- **Task objective**: Look below for the line with "Write the React, TypeScript" and the line with "width - margin.right]);"; repeat exactly those two lines and all lines between them, but no pictures.

- **Extracted material**:
* BEGIN *
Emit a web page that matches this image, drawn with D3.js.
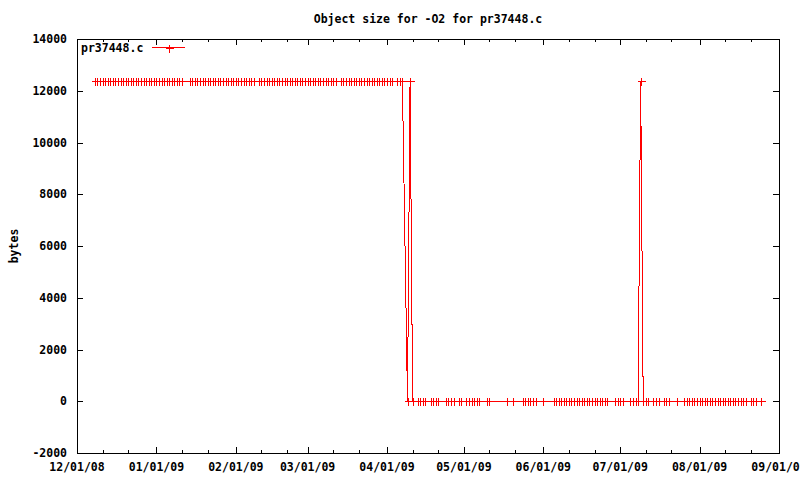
* END *
* BEGIN *
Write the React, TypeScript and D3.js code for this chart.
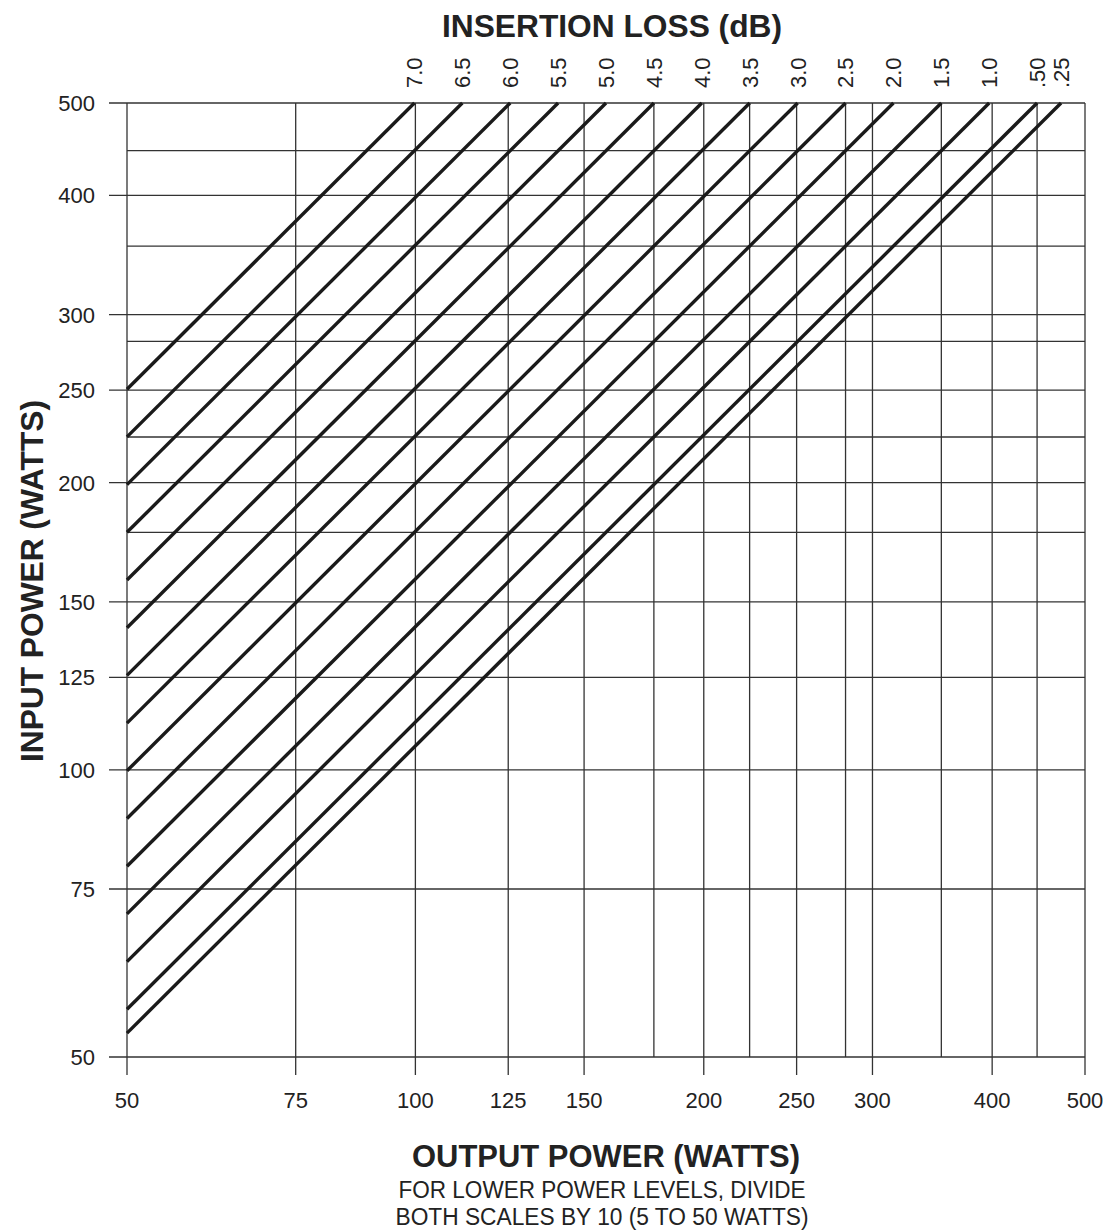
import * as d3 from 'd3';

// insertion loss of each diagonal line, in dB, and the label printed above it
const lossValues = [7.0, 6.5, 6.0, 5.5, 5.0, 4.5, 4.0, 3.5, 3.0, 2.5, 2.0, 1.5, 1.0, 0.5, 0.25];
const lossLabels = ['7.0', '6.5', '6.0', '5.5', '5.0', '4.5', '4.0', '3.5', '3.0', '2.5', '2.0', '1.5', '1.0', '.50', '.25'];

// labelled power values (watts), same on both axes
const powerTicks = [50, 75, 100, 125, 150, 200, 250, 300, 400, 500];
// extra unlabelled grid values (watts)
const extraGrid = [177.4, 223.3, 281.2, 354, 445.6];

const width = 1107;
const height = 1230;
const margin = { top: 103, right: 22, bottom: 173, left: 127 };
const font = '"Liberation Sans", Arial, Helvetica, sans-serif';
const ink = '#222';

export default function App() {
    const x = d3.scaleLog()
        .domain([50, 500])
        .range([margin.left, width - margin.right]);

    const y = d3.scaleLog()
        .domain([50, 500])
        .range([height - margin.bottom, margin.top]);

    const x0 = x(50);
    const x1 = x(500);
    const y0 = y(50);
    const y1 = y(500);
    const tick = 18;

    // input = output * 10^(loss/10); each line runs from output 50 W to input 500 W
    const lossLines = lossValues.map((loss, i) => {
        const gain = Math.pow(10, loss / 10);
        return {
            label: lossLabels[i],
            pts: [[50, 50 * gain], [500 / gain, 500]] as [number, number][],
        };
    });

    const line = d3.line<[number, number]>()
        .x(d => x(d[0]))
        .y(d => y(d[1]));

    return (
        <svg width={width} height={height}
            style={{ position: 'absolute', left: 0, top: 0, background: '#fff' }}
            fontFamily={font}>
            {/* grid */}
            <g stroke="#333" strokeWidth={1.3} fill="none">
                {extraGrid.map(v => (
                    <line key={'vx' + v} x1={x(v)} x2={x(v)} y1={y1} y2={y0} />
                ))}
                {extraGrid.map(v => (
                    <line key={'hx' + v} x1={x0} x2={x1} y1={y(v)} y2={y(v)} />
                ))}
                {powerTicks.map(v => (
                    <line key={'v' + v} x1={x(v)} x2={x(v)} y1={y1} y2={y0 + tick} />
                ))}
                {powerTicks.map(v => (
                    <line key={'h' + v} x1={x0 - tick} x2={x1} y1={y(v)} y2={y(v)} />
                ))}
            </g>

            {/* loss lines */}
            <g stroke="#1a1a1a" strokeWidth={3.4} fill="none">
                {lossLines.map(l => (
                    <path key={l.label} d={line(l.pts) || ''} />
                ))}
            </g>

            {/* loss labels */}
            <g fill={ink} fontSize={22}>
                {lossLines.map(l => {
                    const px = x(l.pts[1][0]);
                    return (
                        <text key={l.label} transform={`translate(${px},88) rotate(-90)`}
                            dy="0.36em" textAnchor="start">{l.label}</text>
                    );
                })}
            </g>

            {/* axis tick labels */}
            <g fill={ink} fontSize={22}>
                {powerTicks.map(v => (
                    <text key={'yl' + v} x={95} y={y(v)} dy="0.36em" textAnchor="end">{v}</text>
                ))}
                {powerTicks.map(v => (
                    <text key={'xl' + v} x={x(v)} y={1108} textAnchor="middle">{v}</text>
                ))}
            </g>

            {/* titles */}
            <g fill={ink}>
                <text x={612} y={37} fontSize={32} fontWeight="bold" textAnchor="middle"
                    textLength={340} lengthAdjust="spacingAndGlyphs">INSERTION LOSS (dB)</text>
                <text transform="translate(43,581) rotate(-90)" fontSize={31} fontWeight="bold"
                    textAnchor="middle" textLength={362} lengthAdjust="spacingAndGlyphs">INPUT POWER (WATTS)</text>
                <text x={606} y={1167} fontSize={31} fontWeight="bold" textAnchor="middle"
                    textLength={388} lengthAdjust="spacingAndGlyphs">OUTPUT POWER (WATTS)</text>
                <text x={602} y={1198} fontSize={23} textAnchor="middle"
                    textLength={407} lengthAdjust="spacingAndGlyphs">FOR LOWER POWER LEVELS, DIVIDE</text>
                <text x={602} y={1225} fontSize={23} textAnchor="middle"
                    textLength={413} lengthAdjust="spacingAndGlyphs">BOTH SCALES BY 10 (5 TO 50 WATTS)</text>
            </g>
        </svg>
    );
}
* END *
- **Reply**:
Write the React, TypeScript and D3.js code for this chart.
import * as d3 from 'd3';

// insertion loss of each diagonal line, in dB, and the label printed above it
const lossValues = [7.0, 6.5, 6.0, 5.5, 5.0, 4.5, 4.0, 3.5, 3.0, 2.5, 2.0, 1.5, 1.0, 0.5, 0.25];
const lossLabels = ['7.0', '6.5', '6.0', '5.5', '5.0', '4.5', '4.0', '3.5', '3.0', '2.5', '2.0', '1.5', '1.0', '.50', '.25'];

// labelled power values (watts), same on both axes
const powerTicks = [50, 75, 100, 125, 150, 200, 250, 300, 400, 500];
// extra unlabelled grid values (watts)
const extraGrid = [177.4, 223.3, 281.2, 354, 445.6];

const width = 1107;
const height = 1230;
const margin = { top: 103, right: 22, bottom: 173, left: 127 };
const font = '"Liberation Sans", Arial, Helvetica, sans-serif';
const ink = '#222';

export default function App() {
    const x = d3.scaleLog()
        .domain([50, 500])
        .range([margin.left, width - margin.right]);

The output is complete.